(Directions for this task) Copy out the data below from the line containing "Rebuild this diagram" to the line containing "sep=0pt, fill=boxline, yshift=-0.5pt]", both lines included, with all images left out.
====== Data to use
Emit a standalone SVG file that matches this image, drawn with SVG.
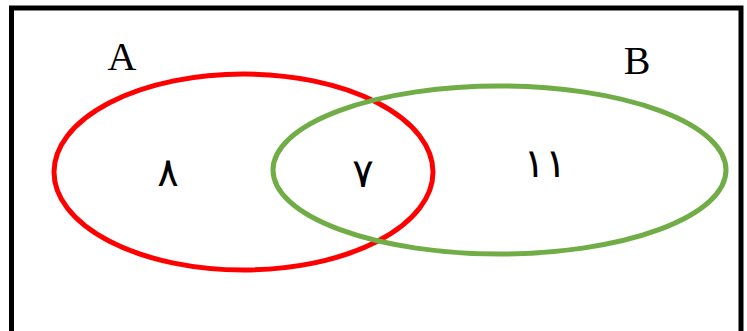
<svg xmlns="http://www.w3.org/2000/svg" width="747" height="331" viewBox="0 0 747 331">
<style>
.lbl{font-family:"Liberation Serif",serif;font-size:40px;fill:#000;text-anchor:middle}
.num{font-family:"DejaVu Sans","Noto Sans",sans-serif;font-size:40px;fill:#000;text-anchor:middle}
.set{fill:none;stroke-width:5}
</style>
<rect width="747" height="331" fill="#fff"/>
<rect x="11.5" y="8" width="729.5" height="340" fill="none" stroke="#000" stroke-width="5"/>
<g id="setA">
<ellipse class="set" cx="243.5" cy="172" rx="189.5" ry="98" stroke="#ff0000"/>
<text class="lbl" x="122" y="70">A</text>
</g>
<g id="setB">
<ellipse class="set" cx="499.5" cy="170" rx="226.5" ry="84" stroke="#70ad47"/>
<text class="lbl" x="637" y="74">B</text>
</g>
<g id="onlyA"><text class="num" x="168" y="186">٨</text></g>
<g id="both"><text class="num" x="363" y="187">٧</text></g>
<g id="onlyB"><text class="num" x="545" y="177">١١</text></g>
</svg>
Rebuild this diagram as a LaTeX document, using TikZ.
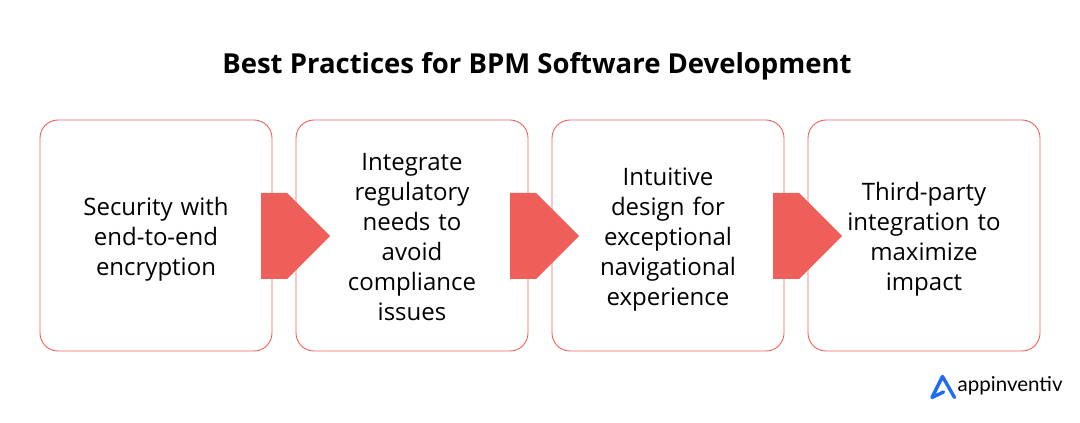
\documentclass[tikz,border=0pt]{standalone}
\usepackage{fontspec}
\setmainfont{Open Sans}
\newfontfamily\logofont{Lato}
\usepackage{xcolor}
\usetikzlibrary{shapes.symbols}
\definecolor{boxline}{HTML}{EF5F5A}
\definecolor{logoblue}{HTML}{1F6BF2}
\tikzstyle{stepbox} = [rectangle, rounded corners=18pt, minimum width=232pt, minimum height=231pt, text width=190pt, align=center, draw=boxline, line width=0.9pt, font=\fontsize{24}{30}\selectfont, execute at begin node={\rule{0pt}{27pt}}, execute at end node={\rule[-6pt]{0pt}{6pt}}]
\tikzstyle{pointer} = [signal, signal to=east, signal pointer angle=90, minimum width=69pt, minimum height=86pt, inner sep=0pt, fill=boxline, yshift=-0.5pt]

\begin{document}
\begin{tikzpicture}[x=1pt, y=1pt, node distance=256pt]
            \useasboundingbox (0,0) rectangle (1080,423);
            \node (title) at (537,357) {\fontsize{27.5}{32}\selectfont\bfseries Best Practices for BPM Software Development};

            \node (box1) [stepbox] at (156,187.5) {Security with\\end-to-end\\encryption};
            \node (box2) [stepbox, right of=box1] {Integrate\\regulatory\\needs to\\avoid\\compliance\\issues};
            \node (box3) [stepbox, right of=box2] {Intuitive\\design for\\exceptional\\navigational\\experience};
            \node (box4) [stepbox, right of=box3] {Third-party\\integration to\\maximize\\impact};

            \node (arrow1) [pointer, right of=box1, xshift=-151pt, anchor=west] {};
            \node (arrow2) [pointer, right of=box2, xshift=-158pt, anchor=west] {};
            \node (arrow3) [pointer, right of=box3, xshift=-151pt, anchor=west] {};

            % logo
            \coordinate (apex) at (942.5,46.5);
            \coordinate (footl) at (932,25.5);
            \coordinate (footr) at (954.5,25.5);
            \coordinate (notch) at (943.5,31);
            \draw [logoblue, line width=3.4pt, line join=round, line cap=round] (notch) -- (footl) -- (apex) -- (footr);
            \node (logotext) [anchor=base west, inner sep=0pt] at (957.5,31) {\fontsize{20.5}{22}\logofont appinventiv};
        \end{tikzpicture}
\end{document}
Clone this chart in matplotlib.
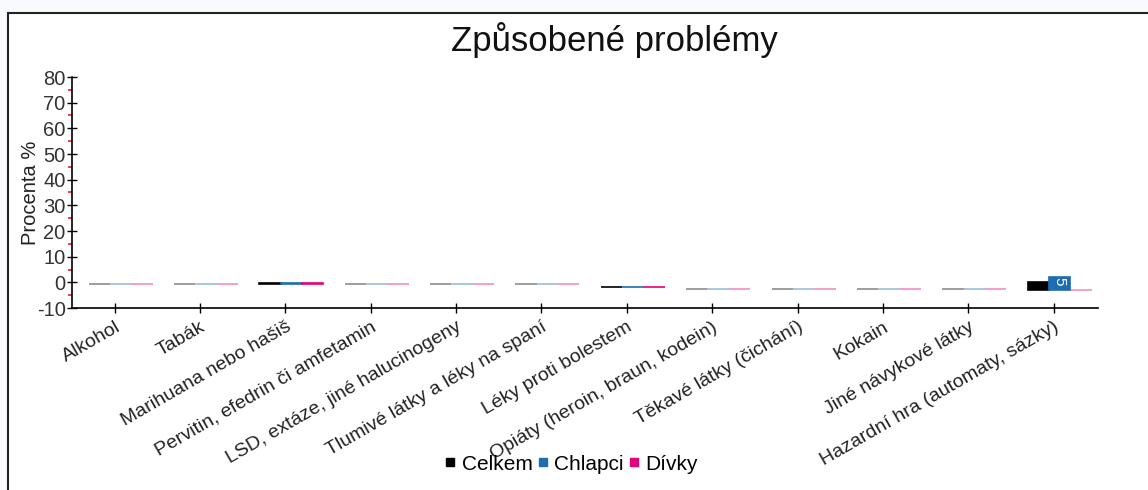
import numpy as np
import matplotlib
matplotlib.use("Agg")
import matplotlib.pyplot as plt
from matplotlib.patches import Rectangle
from matplotlib.lines import Line2D

plt.rcParams['font.family'] = ['Liberation Sans', 'DejaVu Sans']
plt.rcParams['axes.unicode_minus'] = False

# data
kategorie = ['Alkohol', 'Tabák', 'Marihuana nebo hašiš', 'Pervitin, efedrin či amfetamin',
             'LSD, extáze, jiné halucinogeny', 'Tlumivé látky a léky na spaní',
             'Léky proti bolestem', 'Opiáty (heroin, braun, kodein)', 'Těkavé látky (čichání)',
             'Kokain', 'Jiné návykové látky', 'Hazardní hra (automaty, sázky)']
celkem  = [0, 0, 0.3, 0, 0, 0, 0.3, 0, 0, 0, 0, 2.9]
chlapci = [0, 0, 0.3, 0, 0, 0, 0.3, 0, 0, 0, 0, 5]
divky   = [0, 0, 0.3, 0, 0, 0, 0.3, 0, 0, 0, 0, 0]
# bar baselines as drawn in the source chart
zaklad  = [-0.75, -0.75, -0.5, -0.75, -0.75, -0.75, -2.0, -2.6, -2.6, -2.6, -2.6, -2.8]
popisky_chlapci = ['', '', '', '', '', '', '', '', '', '', '', '5']

serie = [('Celkem', celkem, '#000000'),
         ('Chlapci', chlapci, '#1f6db1'),
         ('Dívky', divky, '#e5007d')]

fig = plt.figure(figsize=(11.48, 4.90), dpi=100)
fig.patch.set_facecolor('#f9fafd')
# white panel with frame
fig.patches.append(Rectangle((8 / 1148, -0.05), 1.2, 1 - 13 / 490 + 0.05,
                             transform=fig.transFigure, facecolor='white',
                             edgecolor='#222222', linewidth=1.5, zorder=-1))

ax = fig.add_axes([72 / 1148, 1 - 308 / 490, (1098 - 72) / 1148, (308 - 77) / 490])
ax.set_facecolor('none')
ax.set_zorder(1)

x = np.arange(len(kategorie))
w = 0.25
for i, (nazev, hodnoty, barva) in enumerate(serie):
    pos = x + (i - 1) * w + 0.07
    for j in range(len(x)):
        v = hodnoty[j]
        alpha = 1.0 if v > 0 else 0.45
        ax.bar(pos[j], v, w, bottom=zaklad[j], color=barva, edgecolor=barva,
               linewidth=1.2, alpha=alpha, zorder=3)
    if nazev == 'Chlapci':
        for j, t in enumerate(popisky_chlapci):
            if t:
                ax.text(pos[j], zaklad[j] + hodnoty[j] - 0.3, t, rotation=-90,
                        ha='center', va='top', color='white', fontsize=11, zorder=4)

ax.set_xlim(-0.5, 11.52)
ax.set_ylim(-10, 80)
ax.set_yticks(np.arange(-10, 81, 10))
ax.set_yticks(np.arange(-5, 80, 10), minor=True)
ax.tick_params(axis='y', which='major', direction='inout', length=7, width=1,
               labelsize=14.5, pad=1, colors='black')
ax.tick_params(axis='y', which='minor', direction='out', length=3, width=1.2, color='#e8202a')
ax.set_yticklabels([str(v) for v in range(-10, 81, 10)], color='#333333')
ax.set_xticks(x)
ax.set_xticklabels(kategorie, rotation=30, ha='right', rotation_mode='anchor',
                   fontsize=14, color='#222222')
ax.tick_params(axis='x', direction='inout', length=7, width=1, pad=4)
for s in ['top', 'right']:
    ax.spines[s].set_visible(False)
for s in ['left', 'bottom']:
    ax.spines[s].set_linewidth(1.2)

ax.set_ylabel('Procenta %', fontsize=14.5, color='#222222', va='center')
ax.yaxis.set_label_coords(-0.040, 0.5)

fig.text(614 / 1148, 1 - 40 / 490, 'Způsobené problémy', ha='center', va='center',
         fontsize=25, color='#111111')

handles = [Line2D([], [], marker='s', linestyle='none', markersize=6, color=c, label=n)
           for n, _, c in serie]
fig.legend(handles=handles, loc='center', bbox_to_anchor=(571 / 1148, 1 - 464 / 490),
           ncol=3, frameon=False, fontsize=15, handletextpad=0.25, columnspacing=0.2,
           handlelength=0.6, borderpad=0)

fig.savefig('out.png', dpi=100, facecolor=fig.get_facecolor())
============
(Completed exercise)
Rebuild this diagram as a LaTeX document, using TikZ.
\documentclass[tikz,border=0pt]{standalone}
\usepackage{fontspec}
\setmainfont{Open Sans}
\newfontfamily\logofont{Lato}
\usepackage{xcolor}
\usetikzlibrary{shapes.symbols}
\definecolor{boxline}{HTML}{EF5F5A}
\definecolor{logoblue}{HTML}{1F6BF2}
\tikzstyle{stepbox} = [rectangle, rounded corners=18pt, minimum width=232pt, minimum height=231pt, text width=190pt, align=center, draw=boxline, line width=0.9pt, font=\fontsize{24}{30}\selectfont, execute at begin node={\rule{0pt}{27pt}}, execute at end node={\rule[-6pt]{0pt}{6pt}}]
\tikzstyle{pointer} = [signal, signal to=east, signal pointer angle=90, minimum width=69pt, minimum height=86pt, inner sep=0pt, fill=boxline, yshift=-0.5pt]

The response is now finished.